Few People, Lots Of Sharks' Teeth

We found that tranquillity on Englewood Beach, too, just a few feet from our efficiency room's door. During two long walks, with the Gulf on one side and the state park's quiet acreage on the other, we saw few people. But everyone we saw said hello and smiled.

Among them were Jim and Mary Minix. They live in Mount Victory, Ohio, most of the year but spend the winter and spring in Arcadia, not far from Englewood Beach.

The couple try to make it to the beach once a week to comb the sand for sharks' teeth and "to look for treasure," Mary Minix says.

"Jim found this gold wedding band here," she says, holding up her ring finger.

Armed with a basket-shaped sand sifter on a stick, which they jokingly call a "Florida snow shovel," Jim Minix patiently sifts through the sand in search of jewelry, yes, but mostly sharks' teeth.

This beach, like nearby Venice's, has millions of them, so many that the sand in spots is blanketed with black specks. You don't even have to dig in the sand for them; they rest right on top. Mary Minix found several hundred that day.

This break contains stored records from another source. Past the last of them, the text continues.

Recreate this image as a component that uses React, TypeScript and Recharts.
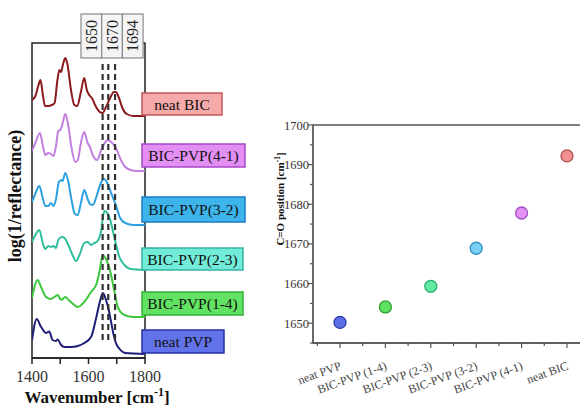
import React from 'react';
import { LineChart, Line, XAxis, YAxis, ReferenceLine, ReferenceArea, ScatterChart, Scatter } from 'recharts';

// ---- Left panel: spectra (log(1/reflectance), stacked, arbitrary units) ----
const bicWn = [1400,1412,1422,1430,1438,1446,1458,1470,1480,1490,1497,1503,1510,1518,1526,1538,1550,1560,1573,1585,1594,1605,1612,1625,1640,1650,1662,1675,1690,1697,1708,1720,1735,1760,1800];
const bicVal = [258,262,272,278,264,252,252,253,255,278,288,286,294,300,293,268,253,252,266,280,268,262,260,252,246,245,251,259,266,266,260,250,244,242,242];

const p41Wn = [1400,1412,1428,1438,1447,1458,1467,1476,1485,1493,1500,1506,1518,1528,1540,1553,1562,1573,1585,1597,1605,1615,1630,1645,1660,1668,1680,1697,1710,1720,1740,1770,1800];
const p41Val = [207,215,225,213,203,205,204,202,212,227,228,232,244,233,210,196,198,215,226,215,211,203,198,208,216,218,216,210,201,195,189,187,187];

const p32Wn = [1400,1410,1426,1438,1447,1458,1467,1476,1485,1495,1503,1508,1518,1528,1540,1552,1562,1573,1585,1597,1605,1615,1630,1645,1656,1668,1680,1697,1712,1730,1760,1800];
const p32Val = [156,163,172,160,152,152,155,152,159,176,178,177,185,177,158,144,143,155,168,159,154,153,163,176,179,174,165,153,140,135,133,133];

const p23Wn = [1400,1410,1426,1438,1447,1458,1467,1476,1485,1493,1505,1515,1530,1545,1556,1568,1585,1597,1609,1621,1632,1644,1656,1663,1677,1692,1708,1727,1750,1800];
const p23Val = [116,122,128,115,109,112,111,112,110,118,121,120,112,102,97,103,115,116,113,115,117,126,147,146,138,120,102,93,89,88];

const p14Wn = [1400,1420,1432,1450,1467,1479,1491,1503,1518,1530,1550,1562,1585,1609,1627,1640,1650,1660,1680,1692,1705,1727,1760,1800];
const p14Val = [60,78,71,61,59,61,63,58,61,58,53,51,56,66,73,88,103,100,83,66,50,43,41,41];

const pvpWn = [1400,1417,1430,1437,1449,1461,1473,1485,1491,1503,1515,1538,1562,1585,1609,1627,1640,1651,1662,1670,1680,1690,1697,1710,1730,1800];
const pvpVal = [18,39,32,29,25,26.5,18,17,18.5,13,11,11,12,15,21,40,56,65,58,50,36,22,15,9,5,4];

const spectraNames = ['neat BIC', 'BIC-PVP(4-1)', 'BIC-PVP(3-2)', 'BIC-PVP(2-3)', 'BIC-PVP(1-4)', 'neat PVP'];
const spectraColors = ['#8a1a1e', '#c27fe0', '#2b9fe0', '#2fbe9c', '#3ec83e', '#1e1e78'];
const legendFills = ['#f5a9a9', '#e28ef2', '#3db4ea', '#72ecd8', '#62e262', '#6272e8'];
const legendBorders = ['#c05858', '#a648c8', '#1a7cc4', '#34b4a2', '#34b034', '#2432a4'];

const peakMarks = [1650, 1670, 1694];
const leftTicks = [1400, 1500, 1600, 1700, 1800];
const leftTickLabels = ['1400', '', '1600', '', '1800'];

// ---- Right panel: C=O position ----
const samples = ['neat PVP', 'BIC-PVP (1-4)', 'BIC-PVP (2-3)', 'BIC-PVP (3-2)', 'BIC-PVP (4-1)', 'neat BIC'];
const samplePos = [1, 2, 3, 4, 5, 6];
const coPosition = [1650.2, 1654.1, 1659.3, 1668.9, 1677.8, 1692.2];
const pointFills = ['#5a6ee6', '#60e060', '#62e8a2', '#7ad0f5', '#e290f5', '#f29090'];
const pointBorders = ['#2a3aa0', '#30a030', '#30b070', '#3090c0', '#a050c0', '#b05050'];
const rightYTicks = [1645, 1650, 1655, 1660, 1665, 1670, 1675, 1680, 1685, 1690, 1695, 1700];
const rightXTicks = [0.5, 1, 1.5, 2, 2.5, 3, 3.5, 4, 4.5, 5, 5.5, 6, 6.5];

const SERIF = "Liberation Serif, DejaVu Serif, serif";

const spectra = spectraNames.map((name, i) => {
  const wn = [bicWn, p41Wn, p32Wn, p23Wn, p14Wn, pvpWn][i];
  const val = [bicVal, p41Val, p32Val, p23Val, p14Val, pvpVal][i];
  return { name, color: spectraColors[i], data: wn.map((w, j) => ({ w, v: val[j] })) };
});

const scatterData = samplePos.map((p, i) => ({ p, v: coPosition[i], i }));

const LeftTick = (props: any) => {
  const { x, y, payload } = props;
  const idx = leftTicks.indexOf(payload.value);
  return (
    <g>
      <line x1={x} x2={x} y1={y} y2={y + 6} stroke="#222" strokeWidth={1.5} />
      <text x={x} y={y + 24} textAnchor="middle" fontSize={16} fill="#333" style={{ fontFamily: SERIF }}>
        {leftTickLabels[idx]}
      </text>
    </g>
  );
};

const RightYTick = (props: any) => {
  const { x, y, payload } = props;
  const major = payload.value % 10 === 0;
  return (
    <g>
      <line x1={x} x2={x - (major ? 5 : 3)} y1={y} y2={y} stroke="#555" strokeWidth={1.2} />
      {major && (
        <text x={x - 4} y={y + 4.5} textAnchor="end" fontSize={12.5} fill="#333" style={{ fontFamily: SERIF }}>
          {payload.value}
        </text>
      )}
    </g>
  );
};

const RightXTick = (props: any) => {
  const { x, y, payload } = props;
  const major = Number.isInteger(payload.value);
  const label = major ? samples[samplePos.indexOf(payload.value)] : '';
  const tx = x + 2;
  const ty = y + 26;
  return (
    <g>
      <line x1={x} x2={x} y1={y} y2={y + (major ? 5 : 3)} stroke="#555" strokeWidth={1.2} />
      {label && (
        <text x={tx} y={ty} textAnchor="end" fontSize={12} fill="#444" style={{ fontFamily: SERIF }}
          transform={`rotate(-20, ${tx}, ${ty})`}>
          {label}
        </text>
      )}
    </g>
  );
};

const Dot = (props: any) => {
  const { cx, cy, payload } = props;
  const i = payload.i;
  return <circle cx={cx} cy={cy} r={6} fill={pointFills[i]} stroke={pointBorders[i]} strokeWidth={1.3} />;
};

const legendBoxes = [
  { y: 93, h: 22, w: 80 },
  { y: 144, h: 23, w: 103 },
  { y: 197, h: 25, w: 103 },
  { y: 248, h: 22, w: 101 },
  { y: 292, h: 23, w: 101 },
  { y: 330, h: 23, w: 82 },
];

export default function App() {
  return (
    <div style={{ position: 'absolute', left: 0, top: 0, width: 580, height: 408, overflow: 'hidden', background: '#fff', fontFamily: SERIF }}>
      <div style={{ position: 'absolute', left: 0, top: 0 }}>
        <LineChart width={200} height={408} margin={{ top: 43, right: 55, bottom: 20, left: 32 }}>
          <XAxis dataKey="w" type="number" domain={[1400, 1800]} ticks={leftTicks} interval={0}
            height={30} tickSize={0} tickMargin={0} tickLine={false} tick={<LeftTick />}
            axisLine={{ stroke: '#222', strokeWidth: 1.5 }} allowDataOverflow />
          <YAxis type="number" domain={[0, 315]} hide allowDataOverflow />
          <ReferenceArea x1={1400} x2={1800} y1={0} y2={315} fill="none" stroke="#222" strokeWidth={1.5} fillOpacity={0} />
          {spectra.map((s) => (
            <Line key={s.name} data={s.data} dataKey="v" type="monotone" stroke={s.color} strokeWidth={2}
              dot={false} isAnimationActive={false} />
          ))}
          {peakMarks.map((m) => (
            <ReferenceLine key={m} segment={[{ x: m, y: 18 }, { x: m, y: 295 }]} stroke="#333"
              strokeWidth={2.2} strokeDasharray="6 4" />
          ))}
        </LineChart>
      </div>

      <div style={{ position: 'absolute', left: 250, top: 0 }}>
        <ScatterChart width={340} height={408} margin={{ top: 125, right: 0, bottom: 5, left: 0 }}>
          <XAxis dataKey="p" type="number" domain={[0.405, 6.507]} ticks={rightXTicks} interval={0}
            height={60} tickSize={0} tickMargin={0} tickLine={false} tick={<RightXTick />}
            axisLine={{ stroke: '#555', strokeWidth: 1.3 }} allowDataOverflow />
          <YAxis dataKey="v" type="number" domain={[1645, 1700]} ticks={rightYTicks} interval={0}
            width={63} tickSize={0} tickMargin={0} tickLine={false} tick={<RightYTick />}
            axisLine={{ stroke: '#555', strokeWidth: 1.3 }} allowDataOverflow />
          <ReferenceArea x1={0.405} x2={6.507} y1={1645} y2={1700} fill="none" fillOpacity={0} stroke="#555" strokeWidth={1.3} />
          <Scatter data={scatterData} shape={<Dot />} isAnimationActive={false} />
        </ScatterChart>
      </div>

      <svg width={580} height={408} style={{ position: 'absolute', left: 0, top: 0, pointerEvents: 'none', fontFamily: SERIF }}>
        {/* peak position label boxes */}
        {peakMarks.map((m, i) => {
          const x0 = 81 + i * 20.7;
          return (
            <g key={m}>
              <rect x={x0} y={14} width={20.7} height={44} fill="#f4f4f4" stroke="#8a8a8a" strokeWidth={1.2} />
              <text x={x0 + 15.8} y={36} fontSize={16} fill="#222" textAnchor="middle"
                transform={`rotate(-90, ${x0 + 15.8}, 36)`}>{m}</text>
            </g>
          );
        })}
        {/* spectra legend boxes */}
        {spectraNames.map((n, i) => {
          const b = legendBoxes[i];
          return (
            <g key={n}>
              <rect x={142} y={b.y} width={b.w} height={b.h} fill={legendFills[i]} stroke={legendBorders[i]} strokeWidth={1.5} />
              <text x={142 + b.w / 2} y={b.y + b.h / 2 + 5.5} fontSize={15.5} textAnchor="middle" fill="#111">{n}</text>
            </g>
          );
        })}
        {/* left axis titles */}
        <text x={97} y={403} fontSize={17} fontWeight="bold" textAnchor="middle" fill="#111">
          <tspan>Wavenumber [cm</tspan>
          <tspan dy={-7} fontSize={12}>-1</tspan>
          <tspan dy={7}>]</tspan>
        </text>
        <text x={21} y={196} fontSize={18} fontWeight="bold" textAnchor="middle" fill="#111"
          transform="rotate(-90, 21, 196)">log(1/reflectance)</text>
        {/* right axis title */}
        <text x={284} y={199} fontSize={11} fontWeight="bold" textAnchor="middle" fill="#111"
          transform="rotate(-90, 284, 199)">
          <tspan>C=O position [cm</tspan>
          <tspan dy={-4} fontSize={7.5}>-1</tspan>
          <tspan dy={4}>]</tspan>
        </text>
      </svg>
    </div>
  );
}
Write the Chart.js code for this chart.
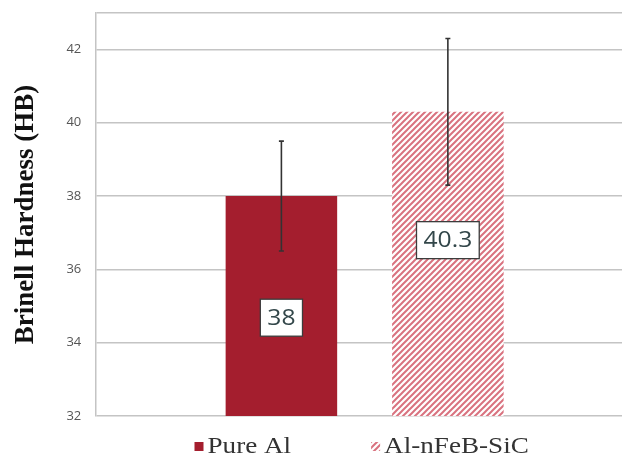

"I put them all in a jar when we get home," she says. "I give a lot to our grandson, Timmy. One time, I found one an inch wide. That was my nicest find ever. I gave it to him and told him to keep it because it would bring him good luck."

Celebrating The Sunset

Later that evening, couples and kids gather on the beach to cheer on the sunset. As the adults party under a pavilion, the children chase each other in the sand. Some toast to the huge orange sun as it slips into the Gulf.

The next evening, they are sure to gather again.

That's another nice thing about this part of Florida. People tend to celebrate the sunrise, the sunset, their fishing catches and their dolphin spottings.

This, like one bumper sticker said, is "Old Florida."